Are there specific digital banks in Singapore I should consider?

Look at MAS‑licensed digital banks and well‑known fintechs that serve SMEs. Evaluate each provider on account currency support, fee structure, corporate card options and lending products. Choose a provider whose strengths align with your priorities — for example, multi‑currency holdings, supplier financing, or SME loans — and verify transaction limits and API capabilities.

When is a fintech business account preferable to a bank account?

A fintech platform can be better for cross‑border payments, fast FX execution, expense management and seamless integrations when you do not need full banking services such as extensive lending or local clearing. Fintechs often offer cheaper transfers and modern APIs but may lack the deposit protection, credit facilities and breadth of services traditional banks provide.

How can I improve my chances of approval and avoid rejection?

Provide a specific and credible business activity narrative, detailed evidence of customers and contracts, and clear source‑of‑funds documentation. Avoid vague descriptions or reliance on virtual‑office addresses. Keep all documents current, consistent and translated into English if necessary. Consider parallel applications — apply first to digital providers and then to traditional banks once you have transactional history.

Will opening a Singapore account help my access to business loans?
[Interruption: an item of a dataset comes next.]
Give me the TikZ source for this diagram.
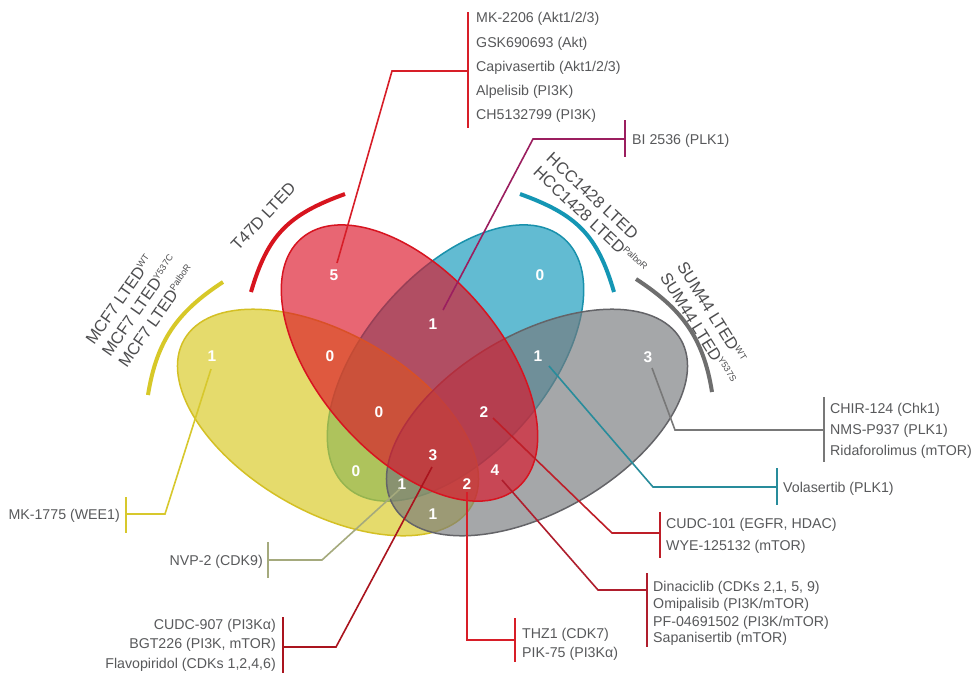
\documentclass[tikz,border=0pt]{standalone}
\usepackage{fontspec}
\setmainfont{Liberation Sans}
\definecolor{yfill}{RGB}{216,200,30}
\definecolor{yedge}{RGB}{212,192,36}
\definecolor{rfill}{RGB}{220,20,40}
\definecolor{redge}{RGB}{215,20,32}
\definecolor{bfill}{RGB}{14,152,187}
\definecolor{bedge}{RGB}{25,145,172}
\definecolor{gfill}{RGB}{118,120,123}
\definecolor{gedge}{RGB}{100,100,104}
\definecolor{txtc}{RGB}{88,89,91}
\definecolor{cellc}{RGB}{77,77,79}
\definecolor{cA}{RGB}{215,30,40}
\definecolor{cB}{RGB}{155,30,95}
\definecolor{cC}{RGB}{40,140,155}
\definecolor{cD}{RGB}{120,120,120}
\definecolor{cE}{RGB}{190,30,40}
\definecolor{cF}{RGB}{175,30,45}
\definecolor{cG}{RGB}{215,30,40}
\definecolor{cH}{RGB}{170,20,30}
\definecolor{cI}{RGB}{165,170,125}
\definecolor{cJ}{RGB}{215,200,45}
\definecolor{arcY}{RGB}{215,200,40}
\definecolor{arcR}{RGB}{215,20,30}
\definecolor{arcB}{RGB}{20,150,180}
\definecolor{arcG}{RGB}{110,110,110}
\tikzset{
  venn/.style={line width=1.5pt, fill opacity=0.65},
  num/.style={text=white, font=\fontsize{15.5}{15.5}\selectfont\bfseries, inner sep=0pt},
  lead/.style={line width=1.6pt},
  brk/.style={line width=1.6pt},
  drug/.style={text=txtc, font=\fontsize{14.2}{17}\selectfont, inner sep=0pt},
  drugL/.style={drug, anchor=base west},
  drugR/.style={drug, anchor=base east},
  cell/.style={text=cellc, inner sep=0pt, anchor=base west},
  arcline/.style={line width=4pt},
}
\newcommand{\supx}[1]{\raisebox{5.5pt}{\fontsize{9}{9}\selectfont #1}}
\newcommand{\cellstack}[2]{\fontsize{16.5}{#1}\selectfont\begin{tabular}[t]{@{}l@{}}#2\end{tabular}}
\begin{document}
\begin{tikzpicture}[x=1pt,y=-1pt]
\fill[white] (0,0) rectangle (971,675);
\useasboundingbox (0,0) rectangle (971,675);
% ellipse centres
\coordinate (yc) at (328,422.5);
\coordinate (rc) at (409.5,363);
\coordinate (bc) at (455.5,363);
\coordinate (gc) at (537,422.5);
\draw[venn, draw=bedge, fill=bfill, rotate around={49:(bc)}] (bc) ellipse [x radius=165pt, y radius=91pt];
\draw[venn, draw=yedge, fill=yfill, rotate around={-30:(yc)}] (yc) ellipse [x radius=166pt, y radius=89pt];
\draw[venn, draw=gedge, fill=gfill, rotate around={30:(gc)}] (gc) ellipse [x radius=166pt, y radius=89pt];
\draw[venn, draw=redge, fill=rfill, rotate around={-49:(rc)}] (rc) ellipse [x radius=165pt, y radius=91pt];
% numbers
\node[num] (nY)    at (212,356) {1};
\node[num] (nR)    at (334,275) {5};
\node[num] (nB)    at (540,275) {0};
\node[num] (nG)    at (648,357) {3};
\node[num] (nRB)   at (433,324) {1};
\node[num] (nYR)   at (330,356) {0};
\node[num] (nBG)   at (538,356) {1};
\node[num] (nYRB)  at (379,412) {0};
\node[num] (nRBG)  at (484,412) {2};
\node[num] (nYB)   at (356,471) {0};
\node[num] (nYRBG) at (433,455) {3};
\node[num] (nRG)   at (495,470) {4};
\node[num] (nYBG)  at (402,484) {1};
\node[num] (nYRG)  at (467,484) {2};
\node[num] (nYG)   at (433,514) {1};
% arcs
\coordinate (aY0) at (223,282); \coordinate (aY1) at (148,395);
\coordinate (aR0) at (345,194); \coordinate (aR1) at (251,292);
\coordinate (aB0) at (520,194); \coordinate (aB1) at (614,292);
\coordinate (aG0) at (636,279); \coordinate (aG1) at (712,392);
\draw[arcline, arcY] (aY0) .. controls (177,312) and (156.6,341) .. (aY1);
\draw[arcline, arcR] (aR0) .. controls (288.6,214.4) and (267.8,234.4) .. (aR1);
\draw[arcline, arcB] (aB0) .. controls (576.4,214.4) and (597.2,234.4) .. (aB1);
\draw[arcline, arcG] (aG0) .. controls (682,309) and (703.4,337.7) .. (aG1);
% cell-line labels
\node[cell, rotate=47] (lT) at (238,252) {\cellstack{20}{T47D LTED}};
\node[cell, rotate=55] (lM) at (94,346) {\cellstack{20}{MCF7 LTED\supx{WT}\\MCF7 LTED\supx{Y537C}\\MCF7 LTED\supx{PalboR}}};
\node[cell, rotate=-43] (lH) at (545.3,159.8) {\cellstack{19}{HCC1428 LTED\\HCC1428 LTED\supx{PalboR}}};
\node[cell, rotate=-58] (lS) at (676.5,266.4) {\cellstack{20}{SUM44 LTED\supx{WT}\\SUM44 LTED\supx{Y537S}}};
% ---- group 1: MK-2206 ...
\coordinate (s1) at (337,263); \coordinate (k1) at (392,71); \coordinate (b1) at (468,71);
\coordinate (b1t) at (468,12); \coordinate (b1b) at (468,128);
\draw[lead, cA] (s1) -- (k1) -- (b1);
\draw[brk, cA] (b1t) -- (b1b);
\node[drugL] (t1a) at (476,22) {MK-2206 (Akt1/2/3)};
\node[drugL] (t1b) at (476,47) {GSK690693 (Akt)};
\node[drugL] (t1c) at (476,71) {Capivasertib (Akt1/2/3)};
\node[drugL] (t1d) at (476,95) {Alpelisib (PI3K)};
\node[drugL] (t1e) at (476,119) {CH5132799 (PI3K)};
% ---- group 2: BI 2536
\coordinate (s2) at (443,310); \coordinate (k2) at (533,139); \coordinate (b2) at (625,139);
\coordinate (b2t) at (625,120); \coordinate (b2b) at (625,157);
\draw[lead, cB] (s2) -- (k2) -- (b2);
\draw[brk, cB] (b2t) -- (b2b);
\node[drugL] (t2a) at (632,144) {BI 2536 (PLK1)};
% ---- group 3: Volasertib
\coordinate (s3) at (549,366); \coordinate (k3) at (653,487); \coordinate (b3) at (777,487);
\coordinate (b3t) at (777,468); \coordinate (b3b) at (777,505);
\draw[lead, cC] (s3) -- (k3) -- (b3);
\draw[brk, cC] (b3t) -- (b3b);
\node[drugL] (t3a) at (783,492) {Volasertib (PLK1)};
% ---- group 4: CHIR-124 ...
\coordinate (s4) at (652,368); \coordinate (k4) at (675,430); \coordinate (b4) at (824,430);
\coordinate (b4t) at (824,397); \coordinate (b4b) at (824,462);
\draw[lead, cD] (s4) -- (k4) -- (b4);
\draw[brk, cD] (b4t) -- (b4b);
\node[drugL] (t4a) at (830,413) {CHIR-124 (Chk1)};
\node[drugL] (t4b) at (830,434) {NMS-P937 (PLK1)};
\node[drugL] (t4c) at (830,455) {Ridaforolimus (mTOR)};
% ---- group 5: CUDC-101 ...
\coordinate (s5) at (493,418); \coordinate (k5) at (612,533); \coordinate (b5) at (660,533);
\coordinate (b5t) at (660,512); \coordinate (b5b) at (660,558);
\draw[lead, cE] (s5) -- (k5) -- (b5);
\draw[brk, cE] (b5t) -- (b5b);
\node[drugL] (t5a) at (666,528) {CUDC-101 (EGFR, HDAC)};
\node[drugL] (t5b) at (666,550) {WYE-125132 (mTOR)};
% ---- group 6: Dinaciclib ...
\coordinate (s6) at (502,480); \coordinate (k6) at (598,590); \coordinate (b6) at (647,590);
\coordinate (b6t) at (647,573); \coordinate (b6b) at (647,647);
\draw[lead, cF] (s6) -- (k6) -- (b6);
\draw[brk, cF] (b6t) -- (b6b);
\node[drugL] (t6a) at (653,591) {Dinaciclib (CDKs 2,1, 5, 9)};
\node[drugL] (t6b) at (653,608) {Omipalisib (PI3K/mTOR)};
\node[drugL] (t6c) at (653,626) {PF-04691502 (PI3K/mTOR)};
\node[drugL] (t6d) at (653,642) {Sapanisertib (mTOR)};
% ---- group 7: THZ1 ...
\coordinate (s7) at (467,492); \coordinate (k7) at (467,640); \coordinate (b7) at (515,640);
\coordinate (b7t) at (515,618); \coordinate (b7b) at (515,662);
\draw[lead, cG] (s7) -- (k7) -- (b7);
\draw[brk, cG] (b7t) -- (b7b);
\node[drugL] (t7a) at (522,638) {THZ1 (CDK7)};
\node[drugL] (t7b) at (522,657) {PIK-75 (PI3Kα)};
% ---- group 8: CUDC-907 ...
\coordinate (s8) at (432,467); \coordinate (k8) at (336,647); \coordinate (b8) at (283,647);
\coordinate (b8t) at (283,617); \coordinate (b8b) at (283,673);
\draw[lead, cH] (s8) -- (k8) -- (b8);
\draw[brk, cH] (b8t) -- (b8b);
\node[drugR] (t8a) at (276,629) {CUDC-907 (PI3Kα)};
\node[drugR] (t8b) at (276,648) {BGT226 (PI3K, mTOR)};
\node[drugR] (t8c) at (276,668) {Flavopiridol (CDKs 1,2,4,6)};
% ---- group 9: NVP-2
\coordinate (s9) at (400,489); \coordinate (k9) at (322,560); \coordinate (b9) at (268,560);
\coordinate (b9t) at (268,542); \coordinate (b9b) at (268,578);
\draw[lead, cI] (s9) -- (k9) -- (b9);
\draw[brk, cI] (b9t) -- (b9b);
\node[drugR] (t9a) at (263,565) {NVP-2 (CDK9)};
% ---- group 10: MK-1775
\coordinate (s10) at (211,369); \coordinate (k10) at (165,514); \coordinate (b10) at (126,514);
\coordinate (b10t) at (126,497); \coordinate (b10b) at (126,533);
\draw[lead, cJ] (s10) -- (k10) -- (b10);
\draw[brk, cJ] (b10t) -- (b10b);
\node[drugR] (t10a) at (120,519) {MK-1775 (WEE1)};
\end{tikzpicture}
\end{document}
Yes. A properly managed Singapore business account with transaction history improves your eligibility for SME loans, credit lines and trade finance from local banks or digital lenders. Lenders look for consistent turnover, transparent cash flows and documented use of funds, so maintain good records and align transactions with your declared business plan.

What costs should I expect beyond account opening?

Expect monthly maintenance fees, fall‑below fees, transaction fees, FX margins and corporate card charges. Some providers impose limits that incur additional fees when exceeded. Compare effective FX rates, SWIFT charges and third‑party gateway costs in addition to headline fees to understand total cost of operations.